Как только мы поймем, что некоторые из вещей, которые мы, учителя, делаем, могут быть полезными, некоторые просто бесполезными, а некоторые откровенно вредными, мы сможем начать задаваться вопросом, что есть что. Но только учителя могут задавать такие вопросы и использовать свою ежедневную работу с учениками для проверки ответов. Все другие виды исследований способов улучшения преподавания приводят в основном к дорогостоящим причудам и бессмыслице.
Образование, вероятно, является крупнейшей областью человеческой деятельности, в которой почти нет связи между теорией и опытом, в которой люди редко проверяют теории, чтобы увидеть, работают ли они, и отвергают или изменяют их, если они себя не оправдывают.
Билл Халл и я в начале нашей совместной работы в пятом классе достаточно правильно поняли, что причина, по которой так много детей так мало учились, заключалась в том, что они использовали неправильные стратегии мышления и решения проблем. Чего я не понимал до последнего момента, так это того, что мы, наша классная комната, наша позиция учителей как отдающих приказы, судей, оценивающих, были источником стратегий этих детей. Мы, а не математика, или чтение, или правописание, или история были проблемой, для решения которой дети разрабатывали свои стратегии.

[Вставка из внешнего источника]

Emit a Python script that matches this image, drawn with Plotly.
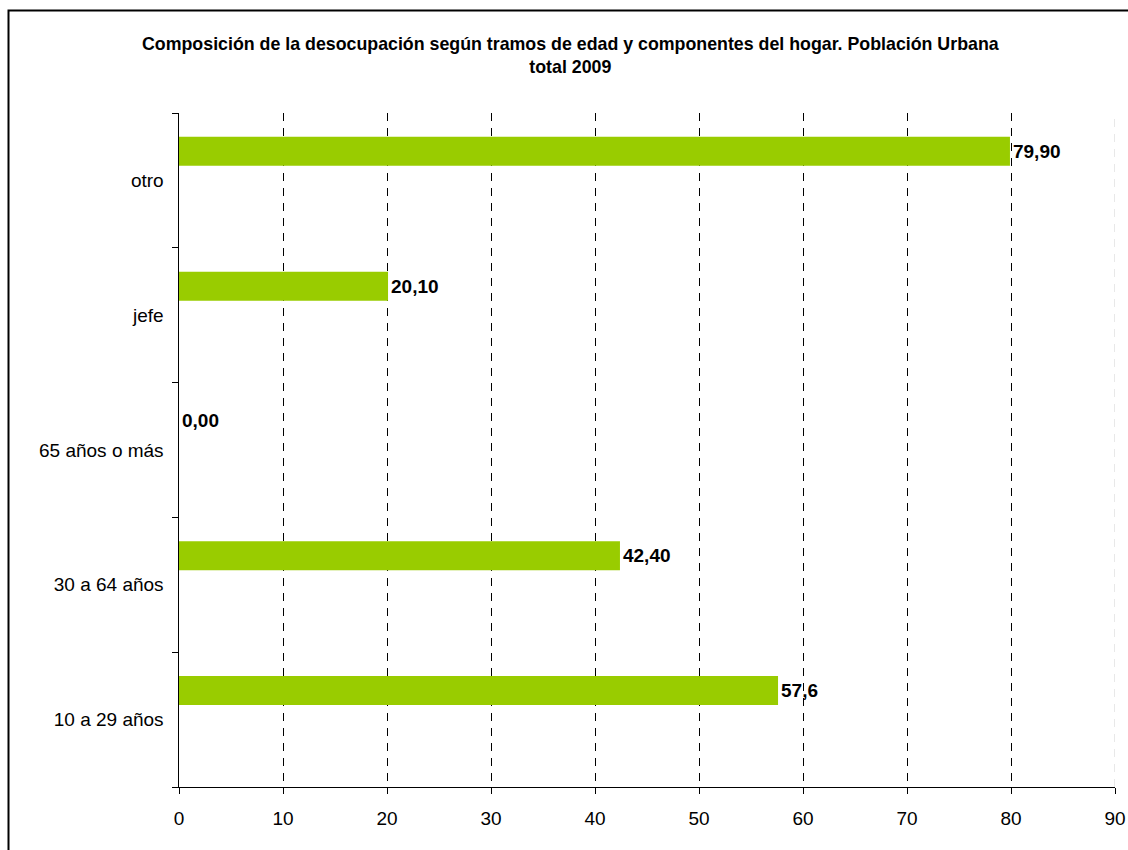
import plotly.graph_objects as go

categories = ["10 a 29 años", "30 a 64 años", "65 años o más", "jefe", "otro"]
values = [57.6, 42.4, 0.0, 20.1, 79.9]
labels = ["57,6", "42,40", "0,00", "20,10", "79,90"]
x_ticks = [0, 10, 20, 30, 40, 50, 60, 70, 80, 90]

FONT = "Liberation Sans, Arial, sans-serif"

W, H = 1128, 850
L, R, T, B = 179, 13, 113, 63
PW, PH = W - L - R, H - T - B

fig = go.Figure()
fig.add_trace(go.Bar(
    y=categories, x=values, orientation="h",
    marker=dict(color="#99CC00", line=dict(width=0)),
    width=0.215, offset=0.108,
    text=labels, textposition="outside", cliponaxis=False,
    textfont=dict(family=FONT, size=19, color="black", weight="bold"),
    hoverinfo="skip",
))

fig.update_layout(
    width=W, height=H, autosize=False,
    margin=dict(l=L, r=R, t=T, b=B, autoexpand=False),
    paper_bgcolor="white", plot_bgcolor="white",
    showlegend=False,
    font=dict(family=FONT, size=19, color="black"),
    annotations=[dict(
        text="<b>Composición de la desocupación según tramos de edad y componentes del hogar. Población Urbana<br>total 2009</b>",
        xref="paper", yref="paper", x=(570 - L) / PW, y=(H - B - 32) / PH,
        xanchor="center", yanchor="top",
        showarrow=False, font=dict(family=FONT, size=17.8, color="black"),
    )],
    shapes=[
        dict(
            type="rect", xref="paper", yref="paper",
            x0=(8.5 - L) / PW, x1=(W + 20 - L) / PW,
            y0=(H - B - (H + 20)) / PH, y1=(H - B - 10.5) / PH,
            line=dict(color="black", width=2), fillcolor="rgba(0,0,0,0)", layer="below",
        ),
        dict(
            type="line", xref="x", yref="paper",
            x0=x_ticks[-1], x1=x_ticks[-1], y0=0, y1=1,
            line=dict(color="#d0d0d0", width=1, dash="8px,7px"), layer="below",
        ),
    ],
)

fig.update_xaxes(
    range=[0, 90], tickvals=x_ticks, ticktext=[str(v) for v in x_ticks],
    showgrid=True, gridcolor="black", gridwidth=1, griddash="8px,7px",
    zeroline=False, showline=True, linecolor="black", linewidth=1,
    ticks="outside", ticklen=6, tickcolor="black", ticklabelstandoff=8,
    ticklabeloverflow="allow", automargin=False,
    tickfont=dict(family=FONT, size=19, color="black"),
)
fig.update_yaxes(
    type="category", categoryorder="array", categoryarray=categories,
    range=[-0.5, 4.5], automargin=False,
    showgrid=False, zeroline=False, showline=True, linecolor="black", linewidth=1,
    ticks="outside", tickson="boundaries", ticklen=6, tickcolor="black",
    ticksuffix="  ",
    tickfont=dict(family=FONT, size=19, color="black"),
)

fig.write_html(
    "out.html",
    config={"displayModeBar": False, "responsive": False},
    post_script="document.body.style.margin='0';document.body.style.overflow='hidden';",
)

Только позже, в другой школе, я начал задаваться вопросом, скорее интуитивно, чем сознательно, как я мог бы помочь создать класс, в котором дети, свободные от опасности со стороны меня и друг друга, могли бы снова, как в детстве, жадно тянуться к реальности. Это самая важная задача учителя, особенно для детей младшего возраста, – сделать доступной ту часть мира или человеческого опыта, которая является настолько интересной, захватывающей, значимой, прозрачной и эмоционально безопасной, насколько это возможно.
Это, конечно, то, что делает большинство людей, которые «учат» своих детей дома. Как они это делают, очень подробно описано в моей книге «Учи сам». Но педагоги, все еще работающие в классах, могли бы почерпнуть много полезного из рассказов этих родителей об их собственной работе.